The voices that insist ‘Scotland voted to Remain, and that should be respected’ are also, in a sense, saying that the Scots are still a people apart and that their Britishness should not be taken as unquestioned. I can see why the Nationalists are fond of that argument as it opens the door to a second independence referendum. But it baffles me why some Scottish Unionist commentators share it.

Take this from Alex Massie for example:

[…] Those of us who had good seats for the United Kingdom’s near-death experience in 2014 have reason to peer across the border and feel as though we have been let down. This isn’t a demand to cancel Brexit; it is something more modest […]; a simple suggestion that the order of precedence be rethought and rearranged. If you liked or valued the United Kingdom, Leavers, you might place greater emphasis on its survival.

In other words, English Unionists who voted to leave the EU aren’t proper Unionists at all, otherwise they would have paid more regard to Scottish sentiment before voting for Brexit. Yet it’s not a contradiction to be a Brexiteer Unionist; if you have a strong belief in the UK, then logically you wish for it neither to be torn apart nor swallowed up into a supranational entity. But those voices – nationalist and unionist – that insist otherwise, demanding that the presence of the Scots in the Union should disproportionately weigh on the decision that Britain makes as a whole, are effectively stating that the opinion of a Scot must count for more than that of any other Brit.

So it would be hardly surprising if, as a result, some English voters become increasingly indifferent to their closest neighbours.

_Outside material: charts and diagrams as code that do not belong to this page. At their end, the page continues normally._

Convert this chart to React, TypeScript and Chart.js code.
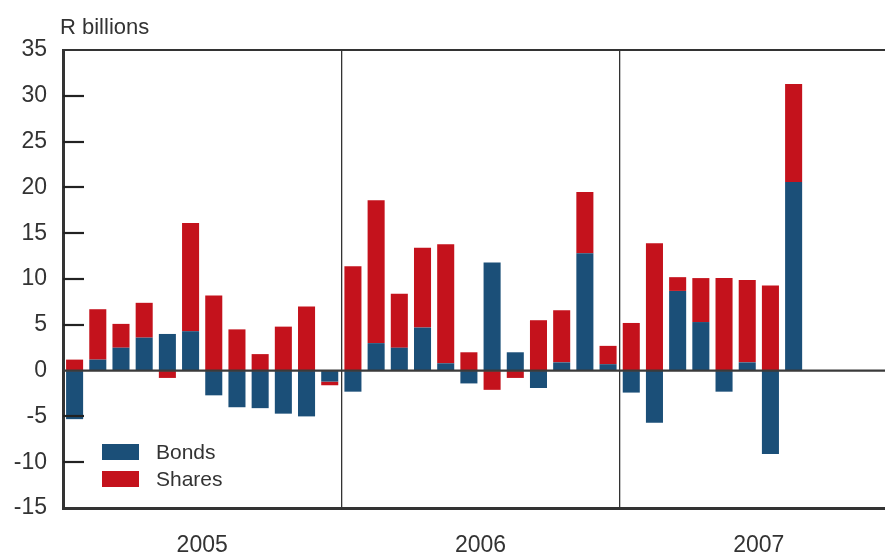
import React, { useEffect, useRef } from 'react';
import { Chart, registerables } from 'chart.js';

Chart.register(...registerables);

const years = ['2005', '2006', '2007'];
const monthNames = ['Jan', 'Feb', 'Mar', 'Apr', 'May', 'Jun', 'Jul', 'Aug', 'Sep', 'Oct', 'Nov', 'Dec'];
const months = years.flatMap((y) => monthNames.map((m) => `${m} ${y}`));

const bonds = [
  -5.3, 1.2, 2.5, 3.6, 4.0, 4.3, -2.7, -4.0, -4.1, -4.7, -5.0, -1.2,
  -2.3, 3.0, 2.5, 4.7, 0.8, -1.4, 11.8, 2.0, -1.9, 0.9, 12.8, 0.7,
  -2.4, -5.7, 8.7, 5.3, -2.3, 0.9, -9.1, 20.6,
];
const shares = [
  1.2, 5.5, 2.6, 3.8, -0.8, 11.8, 8.2, 4.5, 1.8, 4.8, 7.0, -0.4,
  11.4, 15.6, 5.9, 8.7, 13.0, 2.0, -2.1, -0.8, 5.5, 5.7, 6.7, 2.0,
  5.2, 13.9, 1.5, 4.8, 10.1, 9.0, 9.3, 10.7,
];
const yMin = -15;
const yMax = 35;
const yStep = 5;
const unitLabel = 'R billions';

const BLUE = '#1b4f78';
const RED = '#c4121c';
const INK = '#333333';
const FONT = "'Liberation Sans', Arial, Helvetica, sans-serif";

const decor = {
  id: 'decor',
  afterDatasetsDraw(chart: any) {
    const { ctx, chartArea: a, scales } = chart;
    const y = scales.y;
    ctx.save();
    ctx.strokeStyle = INK;
    // top border
    ctx.lineWidth = 2;
    ctx.beginPath();
    ctx.moveTo(a.left, a.top);
    ctx.lineTo(a.right, a.top);
    ctx.stroke();
    // inner tick marks
    ctx.strokeStyle = '#222';
    ctx.lineWidth = 2.2;
    for (let v = yMin + yStep; v < yMax; v += yStep) {
      if (v === 0) continue;
      const py = Math.round(y.getPixelForValue(v));
      ctx.beginPath();
      ctx.moveTo(a.left, py);
      ctx.lineTo(a.left + 21, py);
      ctx.stroke();
    }
    // zero line
    const zy = y.getPixelForValue(0);
    ctx.strokeStyle = '#3a3a3a';
    ctx.lineWidth = 2.3;
    ctx.beginPath();
    ctx.moveTo(a.left, zy);
    ctx.lineTo(a.right, zy);
    ctx.stroke();
    // legend
    ctx.font = `21px ${FONT}`;
    ctx.textBaseline = 'middle';
    ctx.textAlign = 'left';
    chart.data.datasets.forEach((ds: any, i: number) => {
      const top = 444 + i * 27;
      ctx.fillStyle = ds.backgroundColor;
      ctx.fillRect(102, top, 37, 16);
      ctx.fillStyle = INK;
      ctx.fillText(ds.label, 156, top + 9);
    });
    // unit label
    ctx.font = `22px ${FONT}`;
    ctx.textBaseline = 'alphabetic';
    ctx.fillText(unitLabel, 60, 34);
    ctx.restore();
  },
};

export default function App() {
  const ref = useRef<HTMLCanvasElement>(null);
  useEffect(() => {
    if (!ref.current) return;
    const chart = new Chart(ref.current, {
      type: 'bar',
      data: {
        labels: months,
        datasets: [
          { label: 'Bonds', data: bonds, backgroundColor: BLUE, xAxisID: 'x', yAxisID: 'y', categoryPercentage: 1, barPercentage: 0.735 },
          { label: 'Shares', data: shares, backgroundColor: RED, xAxisID: 'x', yAxisID: 'y', categoryPercentage: 1, barPercentage: 0.735 },
        ],
      },
      plugins: [decor],
      options: {
        responsive: false,
        devicePixelRatio: 1,
        animation: false,
        layout: { padding: { top: 50, right: 2, left: 0, bottom: 0 } },
        plugins: { legend: { display: false }, tooltip: { enabled: false } },
        scales: {
          x: { type: 'category', stacked: true, display: false, offset: true },
          x2: {
            type: 'category',
            labels: years,
            position: 'bottom',
            offset: true,
            grid: { offset: true, drawTicks: false, color: INK, lineWidth: 1.3 },
            border: { display: true, width: 3, color: INK },
            ticks: { padding: 24, color: INK, font: { family: FONT, size: 23 } },
            afterFit: (s: any) => { s.height = 44; },
          },
          y: {
            type: 'linear',
            stacked: true,
            min: yMin,
            max: yMax,
            ticks: { stepSize: yStep, padding: 16, color: INK, font: { family: FONT, size: 23 } },
            grid: { drawOnChartArea: false, drawTicks: false },
            border: { display: true, width: 3, color: INK },
            afterFit: (s: any) => { s.width = 63; },
          },
        },
      } as any,
    });
    return () => chart.destroy();
  }, []);
  return (
    <div style={{ position: 'fixed', left: 0, top: 0, width: 885, height: 552, overflow: 'hidden', background: '#fff' }}>
      <canvas ref={ref} width={900} height={552} style={{ display: 'block', width: 900, height: 552 }} />
    </div>
  );
}
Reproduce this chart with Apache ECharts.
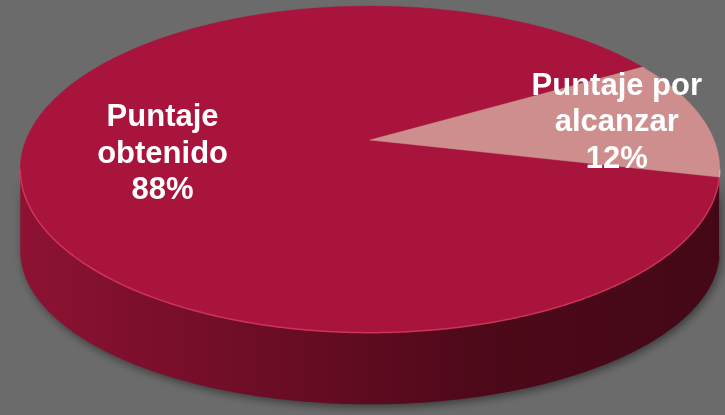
<!DOCTYPE html>
<html><head><meta charset="utf-8">
<script src="https://cdn.jsdelivr.net/npm/echarts@6/dist/echarts.min.js"></script>
<style>html,body{margin:0;padding:0;background:#6b6b6b}#c{width:725px;height:415px}</style>
</head><body><div id="c"></div>
<script>
// ---- data ----
const categories = ['Puntaje\nobtenido', 'Puntaje por\nalcanzar'];
const values = [88, 12];
const sliceColors = ['#a9143d', '#cf8e8e'];
const sideColors = ['#6a0c24', '#8a5a5a'];

// ---- layout (not data) ----
const G = {cx: 370, cy: 140, P: 344, Q: 158, Qb: 148.4, dB: 83.4, k: 0.18, start: -13};
const labelRadius = [0.6, 0.74];

const total = values.reduce((a, b) => a + b, 0);
const starts = []; let acc = G.start;
values.forEach(v => { starts.push(acc); acc -= v / total * 360; });

function proj(theta, r, bottom) {
  const t = theta * Math.PI / 180;
  const u = r * Math.cos(t), v = -r * Math.sin(t);
  const w = 1 - G.k * v;
  if (bottom) return [G.cx + G.P * u / w, G.cy + G.dB + G.Qb * v / w];
  return [G.cx + G.P * u / w, G.cy + G.Q * v / w];
}
function arc(a0, a1, bottom) {
  const pts = []; const n = Math.max(2, Math.ceil(Math.abs(a0 - a1) * 2));
  for (let i = 0; i <= n; i++) pts.push(proj(a0 + (a1 - a0) * i / n, 1, bottom));
  return pts;
}
const edge = Math.asin(G.k) * 180 / Math.PI;
function frontParts(hi, lo) {
  const parts = [];
  for (let m = -2; m <= 1; m++) {
    const fHi = -edge + 360 * m, fLo = -180 + edge + 360 * m;
    const a = Math.min(hi, fHi), b = Math.max(lo, fLo);
    if (a > b) parts.push([a, b]);
  }
  return parts;
}
const sideGrad = new echarts.graphic.LinearGradient(18, 0, 718, 0, [
  {offset: 0, color: '#8e1233'},
  {offset: 0.33, color: '#6e0d26'},
  {offset: 0.67, color: '#4d0919'},
  {offset: 1, color: '#440817'}
], true);

const chart = echarts.init(document.getElementById('c'), null, {renderer: 'canvas'});
const data = values.map((v, i) => ({name: categories[i], value: [i, v]}));

chart.setOption({
  backgroundColor: '#6b6b6b',
  animation: false,
  series: [
    {
      type: 'custom', coordinateSystem: 'none', z: 1, data: data,
      renderItem: function (params, api) {
        const i = params.dataIndex;
        const hi = starts[i], lo = starts[i] - api.value(1) / total * 360;
        const children = frontParts(hi, lo).map(([a, b]) => {
          const top = arc(a, b, false), bot = arc(b, a, true);
          return {
            type: 'polygon', shape: {points: top.concat(bot)},
            style: {fill: i === 0 ? sideGrad : sideColors[i],
              shadowBlur: 8, shadowColor: 'rgba(0,0,0,0.45)', shadowOffsetX: 2, shadowOffsetY: 3}
          };
        });
        return {type: 'group', children: children};
      }
    },
    {
      type: 'custom', coordinateSystem: 'none', z: 2, data: data,
      renderItem: function (params, api) {
        const i = params.dataIndex;
        const v = api.value(1);
        const hi = starts[i], lo = starts[i] - v / total * 360;
        const pts = [[G.cx, G.cy]].concat(arc(hi, lo, false));
        const children = [{
          type: 'polygon', shape: {points: pts},
          style: {fill: sliceColors[i], stroke: sliceColors[i], lineWidth: 0.5}
        }];
        frontParts(hi, lo).forEach(([a, b]) => {
          children.push({type: 'polyline', shape: {points: arc(a, b, false)},
            style: {stroke: i === 0 ? 'rgba(225,60,100,0.75)' : 'rgba(235,170,170,0.8)', lineWidth: 1.5, fill: null}});
        });
        const mid = (hi + lo) / 2;
        const p = proj(mid, labelRadius[i], false);
        children.push({
          type: 'text', z2: 10,
          style: {
            text: categories[i] + '\n' + Math.round(v / total * 100) + '%',
            x: p[0], y: p[1], fill: '#ffffff', align: 'center', verticalAlign: 'middle',
            fontFamily: '"Liberation Sans", Arial, sans-serif', fontWeight: 'bold', fontSize: 31, lineHeight: 36.5
          }
        });
        return {type: 'group', children: children};
      }
    }
  ]
});
</script>
</body></html>
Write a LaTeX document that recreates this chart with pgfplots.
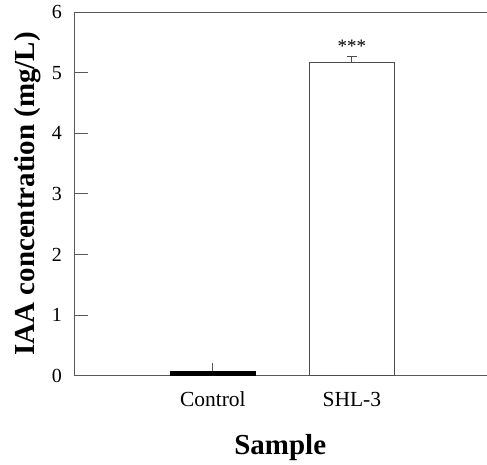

A political union, like a family, can maintain solidarity despite almost any disparity in spending, political imbalance, or in the degree of affection or indifference. But what it cannot bear is a group that thinks that they count for more than anyone else. If some English voters are cooling in their attitude to the Scots, I fear that is a problem created, not by Brexiteers in England, but north of the border by the SNP. With Ian Blackford threatening “maximum disruption” unless the rest of the union comes to heel, it’s clear that the SNP know this. To combat their mendacity disguised as principle, the rest of us need to concentrate more on what, literally, unites us – the equality that each of us possesses as British citizens.